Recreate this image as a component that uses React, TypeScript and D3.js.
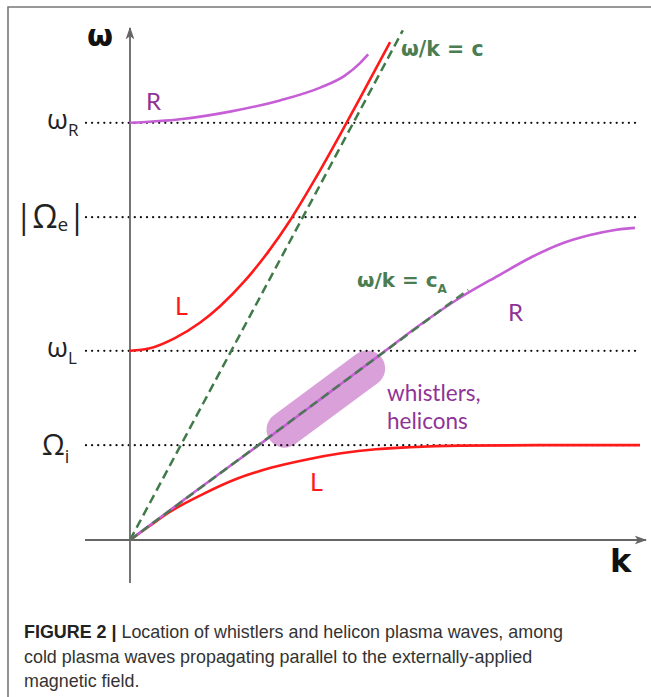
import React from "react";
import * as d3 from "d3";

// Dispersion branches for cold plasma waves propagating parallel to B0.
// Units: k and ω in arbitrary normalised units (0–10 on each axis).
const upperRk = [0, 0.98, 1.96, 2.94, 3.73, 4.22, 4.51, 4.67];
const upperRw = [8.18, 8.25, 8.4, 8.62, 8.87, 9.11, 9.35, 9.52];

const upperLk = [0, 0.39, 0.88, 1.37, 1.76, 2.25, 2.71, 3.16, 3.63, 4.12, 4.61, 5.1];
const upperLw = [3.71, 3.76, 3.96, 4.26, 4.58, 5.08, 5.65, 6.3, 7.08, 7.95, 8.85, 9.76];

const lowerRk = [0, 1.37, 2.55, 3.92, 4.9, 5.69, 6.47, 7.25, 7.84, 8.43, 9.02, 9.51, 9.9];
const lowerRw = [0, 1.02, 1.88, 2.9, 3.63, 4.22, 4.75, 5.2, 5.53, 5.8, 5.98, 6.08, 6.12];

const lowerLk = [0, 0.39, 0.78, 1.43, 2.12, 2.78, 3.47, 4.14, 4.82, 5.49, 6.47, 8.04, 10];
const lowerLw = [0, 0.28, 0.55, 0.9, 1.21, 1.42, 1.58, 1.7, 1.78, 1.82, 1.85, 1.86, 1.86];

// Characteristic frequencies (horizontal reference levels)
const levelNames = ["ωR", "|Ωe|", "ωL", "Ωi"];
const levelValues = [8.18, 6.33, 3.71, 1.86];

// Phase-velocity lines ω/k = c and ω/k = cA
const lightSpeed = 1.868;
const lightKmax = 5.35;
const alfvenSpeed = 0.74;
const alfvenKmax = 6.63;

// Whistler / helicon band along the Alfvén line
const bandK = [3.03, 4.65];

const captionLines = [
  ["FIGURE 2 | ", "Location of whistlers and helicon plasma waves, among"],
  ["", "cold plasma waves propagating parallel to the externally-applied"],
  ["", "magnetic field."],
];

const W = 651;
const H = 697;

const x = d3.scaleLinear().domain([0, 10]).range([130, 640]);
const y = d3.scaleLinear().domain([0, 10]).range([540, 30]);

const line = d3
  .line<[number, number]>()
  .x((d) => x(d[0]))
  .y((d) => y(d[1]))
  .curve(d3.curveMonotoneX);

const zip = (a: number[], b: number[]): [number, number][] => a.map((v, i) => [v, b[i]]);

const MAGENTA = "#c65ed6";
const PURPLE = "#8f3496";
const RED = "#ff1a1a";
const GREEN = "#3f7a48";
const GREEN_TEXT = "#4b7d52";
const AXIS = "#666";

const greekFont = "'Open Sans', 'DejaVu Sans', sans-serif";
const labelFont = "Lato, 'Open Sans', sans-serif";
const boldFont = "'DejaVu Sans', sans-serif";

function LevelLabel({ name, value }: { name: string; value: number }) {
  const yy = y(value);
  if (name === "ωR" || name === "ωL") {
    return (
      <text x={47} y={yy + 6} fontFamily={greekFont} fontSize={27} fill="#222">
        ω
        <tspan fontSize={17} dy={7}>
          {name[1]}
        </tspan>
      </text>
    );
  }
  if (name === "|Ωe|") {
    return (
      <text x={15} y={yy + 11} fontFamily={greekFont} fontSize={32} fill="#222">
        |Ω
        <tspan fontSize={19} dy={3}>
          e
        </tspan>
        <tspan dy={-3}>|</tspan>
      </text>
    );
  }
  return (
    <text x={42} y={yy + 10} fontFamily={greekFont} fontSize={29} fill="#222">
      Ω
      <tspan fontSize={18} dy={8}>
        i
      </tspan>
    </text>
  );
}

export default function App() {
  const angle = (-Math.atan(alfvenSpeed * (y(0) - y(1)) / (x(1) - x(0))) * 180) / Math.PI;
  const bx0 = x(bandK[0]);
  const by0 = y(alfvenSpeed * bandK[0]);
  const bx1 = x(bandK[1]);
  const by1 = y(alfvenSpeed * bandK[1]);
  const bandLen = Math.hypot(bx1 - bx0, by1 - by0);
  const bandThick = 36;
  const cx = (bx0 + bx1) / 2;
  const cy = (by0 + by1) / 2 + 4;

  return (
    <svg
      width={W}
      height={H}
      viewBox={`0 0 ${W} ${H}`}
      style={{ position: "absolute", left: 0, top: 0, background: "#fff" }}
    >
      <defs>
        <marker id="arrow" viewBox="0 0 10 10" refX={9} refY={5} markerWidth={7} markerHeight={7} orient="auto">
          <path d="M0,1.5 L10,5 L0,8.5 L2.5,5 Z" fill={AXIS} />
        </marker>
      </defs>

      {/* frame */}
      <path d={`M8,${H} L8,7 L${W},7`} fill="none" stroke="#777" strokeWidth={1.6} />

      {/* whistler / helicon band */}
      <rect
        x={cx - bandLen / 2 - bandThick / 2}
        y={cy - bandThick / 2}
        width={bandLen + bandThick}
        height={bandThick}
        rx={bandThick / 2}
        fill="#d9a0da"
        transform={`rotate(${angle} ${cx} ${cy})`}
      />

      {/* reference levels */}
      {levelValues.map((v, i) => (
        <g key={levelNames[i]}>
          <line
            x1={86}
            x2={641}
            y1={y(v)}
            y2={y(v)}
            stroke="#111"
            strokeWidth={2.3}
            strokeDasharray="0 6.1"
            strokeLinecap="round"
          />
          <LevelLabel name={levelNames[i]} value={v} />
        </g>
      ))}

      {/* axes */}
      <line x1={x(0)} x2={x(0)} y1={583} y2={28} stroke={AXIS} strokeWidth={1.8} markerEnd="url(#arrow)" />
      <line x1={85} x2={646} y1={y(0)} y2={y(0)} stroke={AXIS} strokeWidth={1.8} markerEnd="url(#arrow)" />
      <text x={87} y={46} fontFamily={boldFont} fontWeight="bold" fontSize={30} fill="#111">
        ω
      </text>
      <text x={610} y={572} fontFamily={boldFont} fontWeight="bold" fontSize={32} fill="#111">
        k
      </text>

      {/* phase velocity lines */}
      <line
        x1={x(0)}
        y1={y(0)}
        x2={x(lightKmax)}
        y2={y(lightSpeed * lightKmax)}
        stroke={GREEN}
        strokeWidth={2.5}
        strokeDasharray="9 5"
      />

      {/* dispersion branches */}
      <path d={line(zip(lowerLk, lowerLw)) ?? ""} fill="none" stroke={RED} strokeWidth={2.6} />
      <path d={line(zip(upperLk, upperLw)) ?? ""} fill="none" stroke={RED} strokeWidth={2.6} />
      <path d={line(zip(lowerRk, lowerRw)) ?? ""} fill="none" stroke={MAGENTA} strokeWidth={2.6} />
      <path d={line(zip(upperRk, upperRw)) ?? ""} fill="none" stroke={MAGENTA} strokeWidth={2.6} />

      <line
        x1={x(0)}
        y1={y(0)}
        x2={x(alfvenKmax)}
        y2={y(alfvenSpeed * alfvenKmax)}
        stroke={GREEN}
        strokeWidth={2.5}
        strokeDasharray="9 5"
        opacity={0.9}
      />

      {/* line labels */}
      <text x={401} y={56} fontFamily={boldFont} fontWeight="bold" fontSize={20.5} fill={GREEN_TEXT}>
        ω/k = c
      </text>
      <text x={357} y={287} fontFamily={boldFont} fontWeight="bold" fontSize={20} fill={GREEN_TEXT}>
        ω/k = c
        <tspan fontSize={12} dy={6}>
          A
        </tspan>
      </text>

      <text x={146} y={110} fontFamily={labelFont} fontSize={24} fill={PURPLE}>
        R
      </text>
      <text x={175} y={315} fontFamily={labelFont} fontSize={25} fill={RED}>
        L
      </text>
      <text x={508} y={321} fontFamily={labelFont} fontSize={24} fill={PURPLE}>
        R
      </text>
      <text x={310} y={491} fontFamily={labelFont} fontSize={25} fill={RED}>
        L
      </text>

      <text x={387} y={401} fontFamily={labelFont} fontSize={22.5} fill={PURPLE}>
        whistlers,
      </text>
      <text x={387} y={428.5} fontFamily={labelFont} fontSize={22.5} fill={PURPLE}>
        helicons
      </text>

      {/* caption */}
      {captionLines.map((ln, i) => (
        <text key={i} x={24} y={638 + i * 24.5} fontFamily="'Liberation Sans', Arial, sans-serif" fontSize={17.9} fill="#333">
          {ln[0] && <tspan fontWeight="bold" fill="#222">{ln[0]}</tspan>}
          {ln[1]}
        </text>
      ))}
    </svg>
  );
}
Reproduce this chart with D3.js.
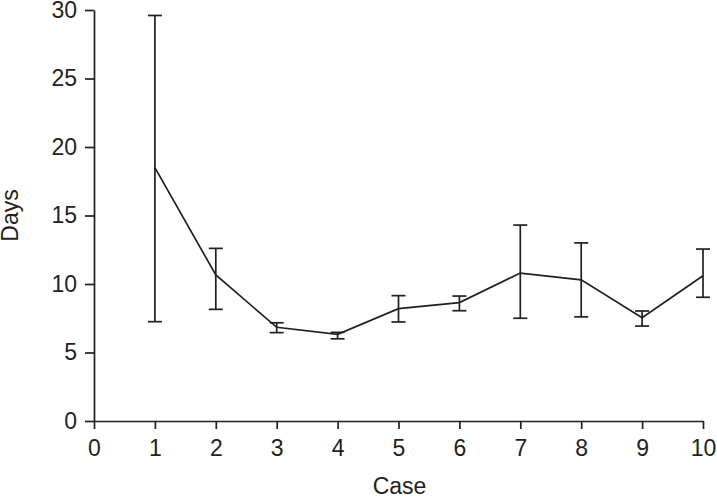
================
What is needed >> State how many lines include the string "React". Give no other information.

The result >> 2